### Short problem
Would you write out the listing verbatim and skip every picture in it?

### Supplied records
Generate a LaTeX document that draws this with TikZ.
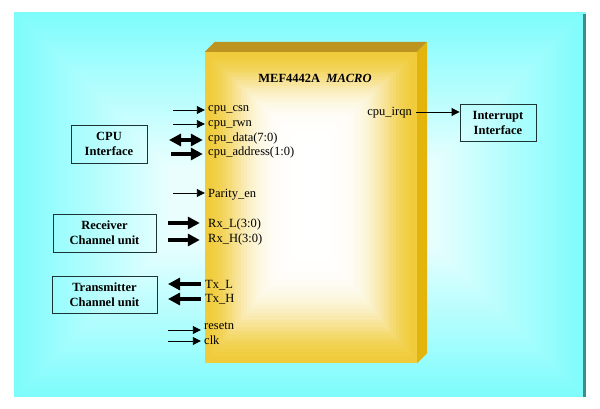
\documentclass[tikz,border=0pt]{standalone}
\usepackage{fontspec}
\setmainfont{Liberation Serif}
\usetikzlibrary{arrows.meta,positioning}
\definecolor{framecyan}{HTML}{7EFCFC}
\definecolor{frameedge}{HTML}{3E8C8C}
\definecolor{macrogold}{HTML}{F0CC3C}
\definecolor{macrotop}{HTML}{BE9420}
\definecolor{macroside}{HTML}{E2B40C}
\definecolor{unitline}{HTML}{1C3434}

\begin{document}
\begin{tikzpicture}[x=1pt, y=-1pt,
  unit/.style={draw=unitline, line width=0.9pt, inner sep=2pt, align=center, font=\fontsize{12.5}{15}\selectfont\bfseries},
  sig/.style={anchor=base west, inner sep=0pt, font=\fontsize{12.5}{14}\selectfont},
  wire/.style={-{Triangle[length=8pt, width=8pt]}, line width=0.9pt},
  bus/.style={-{Triangle[length=12pt, width=12pt]}, line width=4pt},
  bibus/.style={{Triangle[length=12pt, width=12pt]}-{Triangle[length=12pt, width=12pt]}, line width=4pt}
]
\useasboundingbox (0,0) rectangle (600,409);
\fill[white] (0,0) rectangle (600,409);
% cyan frame, lighter towards the middle
\foreach \i [evaluate=\i as \p using {max(100-1.9*\i,12)}] in {0,...,44}
  \fill[framecyan!\p!white] (14+3.5*\i,12+3.5*\i) rectangle (586-3.5*\i,397-3.5*\i);
\fill[frameedge] (583,14) rectangle (586,397);

% the macro block
\node[minimum width=212pt, minimum height=311pt, inner sep=0pt] (macro) at (311,207.5) {};
\fill[macrotop] (macro.north west) -- ++(10,-10) -- ([shift={(10,-10)}]macro.north east) -- (macro.north east) -- cycle;
\fill[macroside] (macro.north east) -- ++(10,-10) -- ([shift={(10,-10)}]macro.south east) -- (macro.south east) -- cycle;
\foreach \i [evaluate=\i as \p using {100*exp(-(\i/13)^2)}] in {0,...,33}
  \fill[macrogold!\p!white] (205+3*\i,52+2.8*\i) rectangle (417-3*\i,363-3.6*\i);
\node[font=\fontsize{12.5}{15}\selectfont\bfseries, anchor=base] (title) at (315,83) {MEF4442A\ \ \textit{MACRO}};

% signal names
\node[sig] (csn) at (208,112) {cpu\_csn};
\node[sig] (rwn) at (208,127) {cpu\_rwn};
\node[sig] (data) at (208,141.5) {cpu\_data(7:0)};
\node[sig] (addr) at (208,156) {cpu\_address(1:0)};
\node[sig] (parity) at (208,197.5) {Parity\_en};
\node[sig] (rxl) at (208,227.5) {Rx\_L(3:0)};
\node[sig] (rxh) at (208,242) {Rx\_H(3:0)};
\node[sig] (txl) at (205,288) {Tx\_L};
\node[sig] (txh) at (205,302.5) {Tx\_H};
\node[sig] (rst) at (204,329) {resetn};
\node[sig] (clk) at (204,344) {clk};
\node[sig, anchor=base east] (irqn) at (412,116) {cpu\_irqn};

% outside units
\node[unit, minimum width=76pt, minimum height=38pt] (cpu) at (109,144) {CPU\\Interface};
\node[unit, minimum width=76pt, minimum height=37pt] (irq) at (498,122.5) {Interrupt\\Interface};
\node[unit, minimum width=103pt, minimum height=38pt] (rx) at (104.5,233) {Receiver\\Channel unit};
\node[unit, minimum width=105pt, minimum height=37pt] (tx) at (104.5,294.5) {Transmitter\\Channel unit};

% pins
\coordinate (csn-src) at (173,110);
\coordinate (rwn-src) at (173,124);
\coordinate (data-src) at (169,140);
\coordinate (addr-src) at (171,154);
\coordinate (parity-src) at (173,193);
\coordinate (rxl-src) at (168,223);
\coordinate (rxh-src) at (168,240);
\coordinate (txl-dst) at (168,284);
\coordinate (txh-dst) at (168,299);
\coordinate (rst-src) at (168,330);
\coordinate (clk-src) at (168,341);
\draw[wire] (csn-src) -- (csn-src -| macro.west);
\draw[wire] (rwn-src) -- (rwn-src -| macro.west);
\draw[bibus] (data-src) -- ([xshift=-2pt]data-src -| macro.west);
\draw[bus] (addr-src) -- ([xshift=-2pt]addr-src -| macro.west);
\draw[wire] (parity-src) -- (parity-src -| macro.west);
\draw[bus] (rxl-src) -- ([xshift=-5pt]rxl-src -| macro.west);
\draw[bus] (rxh-src) -- ([xshift=-5pt]rxh-src -| macro.west);
\draw[bus] ([xshift=-4pt]txl-dst -| macro.west) -- (txl-dst);
\draw[bus] ([xshift=-4pt]txh-dst -| macro.west) -- (txh-dst);
\draw[wire] (rst-src) -- ([xshift=-4pt]rst-src -| macro.west);
\draw[wire] (clk-src) -- ([xshift=-4pt]clk-src -| macro.west);
\draw[wire] ([xshift=4pt]irqn.east |- 0,112) -- (irq.west |- 0,112);
\end{tikzpicture}
\end{document}
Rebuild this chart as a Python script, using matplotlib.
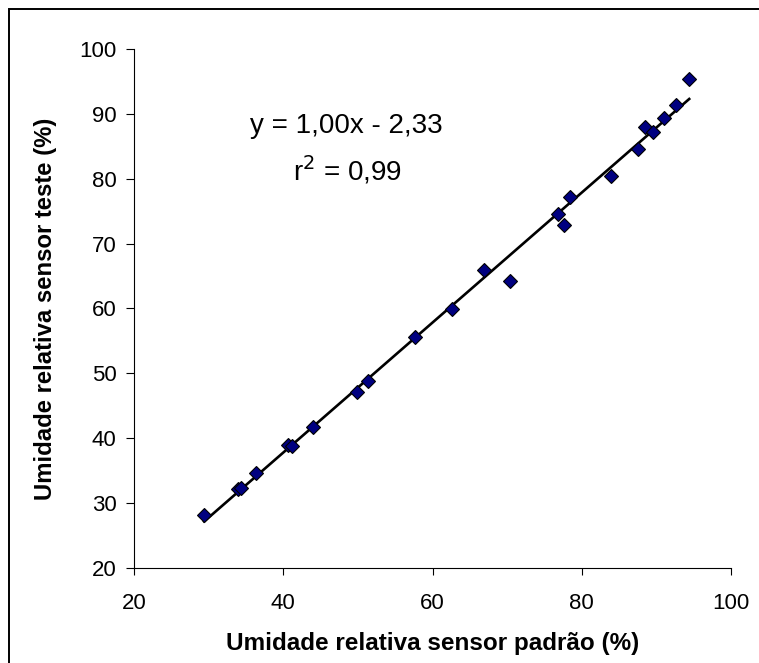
import numpy as np
import matplotlib
matplotlib.use("Agg")
import matplotlib.pyplot as plt
from matplotlib.patches import Rectangle

plt.rcParams["font.family"] = ["Liberation Sans", "DejaVu Sans"]

# Leituras dos dois sensores (%)
ur_padrao = [29.4, 34.0, 34.3, 36.3, 40.7, 41.2, 44.0, 49.9, 51.4, 57.7, 62.6,
             66.9, 70.4, 76.8, 77.6, 78.4, 83.9, 87.6, 88.5, 89.5, 91.0, 92.6, 94.4]
ur_teste = [28.2, 32.2, 32.4, 34.6, 38.9, 38.8, 41.8, 47.2, 48.9, 55.6, 59.9,
            65.9, 64.3, 74.6, 72.9, 77.2, 80.4, 84.6, 87.9, 87.2, 89.3, 91.3, 95.3]

eq_text = "y = 1,00x - 2,33"
r2_text = "r$^2$ = 0,99"

x = np.array(ur_padrao)
y = np.array(ur_teste)

# reta de regressao
z = np.polyfit(x, y, 1)
p = np.poly1d(z)
xl = np.array([x.min(), x.max()])

fig = plt.figure(figsize=(7.59, 6.63), dpi=100)
ax = fig.add_axes([134 / 759, 1 - 568 / 663, (731 - 134) / 759, (568 - 49) / 663])

ax.plot(xl, p(xl), color="black", linewidth=1.9, zorder=2)
ax.plot(x, y, linestyle="none", marker="D", markersize=7.2,
        markerfacecolor="#000080", markeredgecolor="black", markeredgewidth=0.8, zorder=3)

ax.text(48.4, 88.1, eq_text, fontsize=20, ha="center", va="center")
ax.text(48.6, 81.3, r2_text, fontsize=20, ha="center", va="center")

ax.set_xlim(20, 100)
ax.set_ylim(20, 100)
ax.set_xticks(range(20, 101, 20))
ax.set_yticks(range(20, 101, 10))
ax.spines["top"].set_visible(False)
ax.spines["right"].set_visible(False)
ax.tick_params(axis="x", labelsize=16, length=5, width=0.8, pad=13, direction="out")
ax.tick_params(axis="y", labelsize=16, length=5.5, width=0.8, pad=7, direction="out")

ax.set_xlabel("Umidade relativa sensor padrão (%)", fontsize=17.5, fontweight="bold", labelpad=13)
ax.set_ylabel("Umidade relativa sensor teste (%)", fontsize=17.2, fontweight="bold", labelpad=16)

# moldura do grafico (so aparecem as bordas esquerda e superior)
fig.add_artist(Rectangle((9 / 759, -0.1), 1.2, 1.1 - 9 / 663, transform=fig.transFigure,
                         fill=False, edgecolor="black", linewidth=1.4))

fig.savefig("out.png", dpi=100)
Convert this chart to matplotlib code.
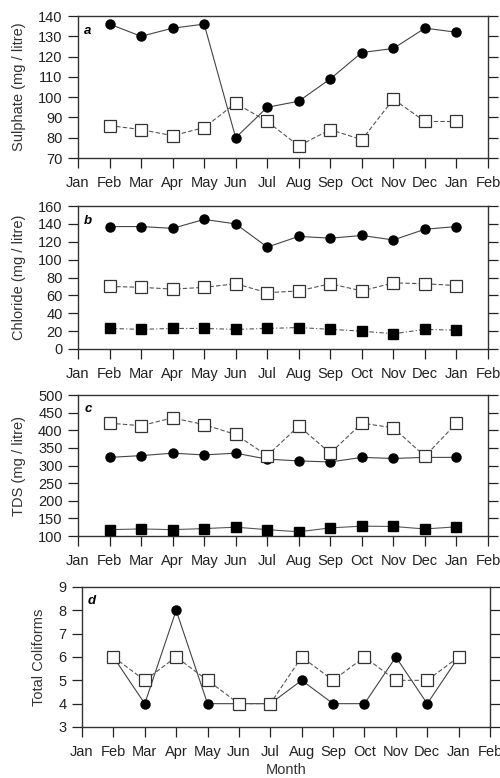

### Complete answer
Generate a LaTeX document that draws this with TikZ.
\documentclass[tikz,border=0pt]{standalone}
\usepackage{fontspec}
\setmainfont{Liberation Serif}
\usetikzlibrary{arrows.meta,positioning}
\definecolor{framecyan}{HTML}{7EFCFC}
\definecolor{frameedge}{HTML}{3E8C8C}
\definecolor{macrogold}{HTML}{F0CC3C}
\definecolor{macrotop}{HTML}{BE9420}
\definecolor{macroside}{HTML}{E2B40C}
\definecolor{unitline}{HTML}{1C3434}

\begin{document}
\begin{tikzpicture}[x=1pt, y=-1pt,
  unit/.style={draw=unitline, line width=0.9pt, inner sep=2pt, align=center, font=\fontsize{12.5}{15}\selectfont\bfseries},
  sig/.style={anchor=base west, inner sep=0pt, font=\fontsize{12.5}{14}\selectfont},
  wire/.style={-{Triangle[length=8pt, width=8pt]}, line width=0.9pt},
  bus/.style={-{Triangle[length=12pt, width=12pt]}, line width=4pt},
  bibus/.style={{Triangle[length=12pt, width=12pt]}-{Triangle[length=12pt, width=12pt]}, line width=4pt}
]
\useasboundingbox (0,0) rectangle (600,409);
\fill[white] (0,0) rectangle (600,409);
% cyan frame, lighter towards the middle
\foreach \i [evaluate=\i as \p using {max(100-1.9*\i,12)}] in {0,...,44}
  \fill[framecyan!\p!white] (14+3.5*\i,12+3.5*\i) rectangle (586-3.5*\i,397-3.5*\i);
\fill[frameedge] (583,14) rectangle (586,397);

% the macro block
\node[minimum width=212pt, minimum height=311pt, inner sep=0pt] (macro) at (311,207.5) {};
\fill[macrotop] (macro.north west) -- ++(10,-10) -- ([shift={(10,-10)}]macro.north east) -- (macro.north east) -- cycle;
\fill[macroside] (macro.north east) -- ++(10,-10) -- ([shift={(10,-10)}]macro.south east) -- (macro.south east) -- cycle;
\foreach \i [evaluate=\i as \p using {100*exp(-(\i/13)^2)}] in {0,...,33}
  \fill[macrogold!\p!white] (205+3*\i,52+2.8*\i) rectangle (417-3*\i,363-3.6*\i);
\node[font=\fontsize{12.5}{15}\selectfont\bfseries, anchor=base] (title) at (315,83) {MEF4442A\ \ \textit{MACRO}};

% signal names
\node[sig] (csn) at (208,112) {cpu\_csn};
\node[sig] (rwn) at (208,127) {cpu\_rwn};
\node[sig] (data) at (208,141.5) {cpu\_data(7:0)};
\node[sig] (addr) at (208,156) {cpu\_address(1:0)};
\node[sig] (parity) at (208,197.5) {Parity\_en};
\node[sig] (rxl) at (208,227.5) {Rx\_L(3:0)};
\node[sig] (rxh) at (208,242) {Rx\_H(3:0)};
\node[sig] (txl) at (205,288) {Tx\_L};
\node[sig] (txh) at (205,302.5) {Tx\_H};
\node[sig] (rst) at (204,329) {resetn};
\node[sig] (clk) at (204,344) {clk};
\node[sig, anchor=base east] (irqn) at (412,116) {cpu\_irqn};

% outside units
\node[unit, minimum width=76pt, minimum height=38pt] (cpu) at (109,144) {CPU\\Interface};
\node[unit, minimum width=76pt, minimum height=37pt] (irq) at (498,122.5) {Interrupt\\Interface};
\node[unit, minimum width=103pt, minimum height=38pt] (rx) at (104.5,233) {Receiver\\Channel unit};
\node[unit, minimum width=105pt, minimum height=37pt] (tx) at (104.5,294.5) {Transmitter\\Channel unit};

% pins
\coordinate (csn-src) at (173,110);
\coordinate (rwn-src) at (173,124);
\coordinate (data-src) at (169,140);
\coordinate (addr-src) at (171,154);
\coordinate (parity-src) at (173,193);
\coordinate (rxl-src) at (168,223);
\coordinate (rxh-src) at (168,240);
\coordinate (txl-dst) at (168,284);
\coordinate (txh-dst) at (168,299);
\coordinate (rst-src) at (168,330);
\coordinate (clk-src) at (168,341);
\draw[wire] (csn-src) -- (csn-src -| macro.west);
\draw[wire] (rwn-src) -- (rwn-src -| macro.west);
\draw[bibus] (data-src) -- ([xshift=-2pt]data-src -| macro.west);
\draw[bus] (addr-src) -- ([xshift=-2pt]addr-src -| macro.west);
\draw[wire] (parity-src) -- (parity-src -| macro.west);
\draw[bus] (rxl-src) -- ([xshift=-5pt]rxl-src -| macro.west);
\draw[bus] (rxh-src) -- ([xshift=-5pt]rxh-src -| macro.west);
\draw[bus] ([xshift=-4pt]txl-dst -| macro.west) -- (txl-dst);
\draw[bus] ([xshift=-4pt]txh-dst -| macro.west) -- (txh-dst);
\draw[wire] (rst-src) -- ([xshift=-4pt]rst-src -| macro.west);
\draw[wire] (clk-src) -- ([xshift=-4pt]clk-src -| macro.west);
\draw[wire] ([xshift=4pt]irqn.east |- 0,112) -- (irq.west |- 0,112);
\end{tikzpicture}
\end{document}
Rebuild this chart as a Python script, using matplotlib.
import numpy as np
import matplotlib
matplotlib.use("Agg")
import matplotlib.pyplot as plt
from matplotlib.patches import Rectangle

plt.rcParams["font.family"] = ["Liberation Sans", "DejaVu Sans"]

# Leituras dos dois sensores (%)
ur_padrao = [29.4, 34.0, 34.3, 36.3, 40.7, 41.2, 44.0, 49.9, 51.4, 57.7, 62.6,
             66.9, 70.4, 76.8, 77.6, 78.4, 83.9, 87.6, 88.5, 89.5, 91.0, 92.6, 94.4]
ur_teste = [28.2, 32.2, 32.4, 34.6, 38.9, 38.8, 41.8, 47.2, 48.9, 55.6, 59.9,
            65.9, 64.3, 74.6, 72.9, 77.2, 80.4, 84.6, 87.9, 87.2, 89.3, 91.3, 95.3]

eq_text = "y = 1,00x - 2,33"
r2_text = "r$^2$ = 0,99"

x = np.array(ur_padrao)
y = np.array(ur_teste)

# reta de regressao
z = np.polyfit(x, y, 1)
p = np.poly1d(z)
xl = np.array([x.min(), x.max()])

fig = plt.figure(figsize=(7.59, 6.63), dpi=100)
ax = fig.add_axes([134 / 759, 1 - 568 / 663, (731 - 134) / 759, (568 - 49) / 663])

ax.plot(xl, p(xl), color="black", linewidth=1.9, zorder=2)
ax.plot(x, y, linestyle="none", marker="D", markersize=7.2,
        markerfacecolor="#000080", markeredgecolor="black", markeredgewidth=0.8, zorder=3)

ax.text(48.4, 88.1, eq_text, fontsize=20, ha="center", va="center")
ax.text(48.6, 81.3, r2_text, fontsize=20, ha="center", va="center")

ax.set_xlim(20, 100)
ax.set_ylim(20, 100)
ax.set_xticks(range(20, 101, 20))
ax.set_yticks(range(20, 101, 10))
ax.spines["top"].set_visible(False)
ax.spines["right"].set_visible(False)
ax.tick_params(axis="x", labelsize=16, length=5, width=0.8, pad=13, direction="out")
ax.tick_params(axis="y", labelsize=16, length=5.5, width=0.8, pad=7, direction="out")

ax.set_xlabel("Umidade relativa sensor padrão (%)", fontsize=17.5, fontweight="bold", labelpad=13)
ax.set_ylabel("Umidade relativa sensor teste (%)", fontsize=17.2, fontweight="bold", labelpad=16)

# moldura do grafico (so aparecem as bordas esquerda e superior)
fig.add_artist(Rectangle((9 / 759, -0.1), 1.2, 1.1 - 9 / 663, transform=fig.transFigure,
                         fill=False, edgecolor="black", linewidth=1.4))

fig.savefig("out.png", dpi=100)
Convert this chart to matplotlib code.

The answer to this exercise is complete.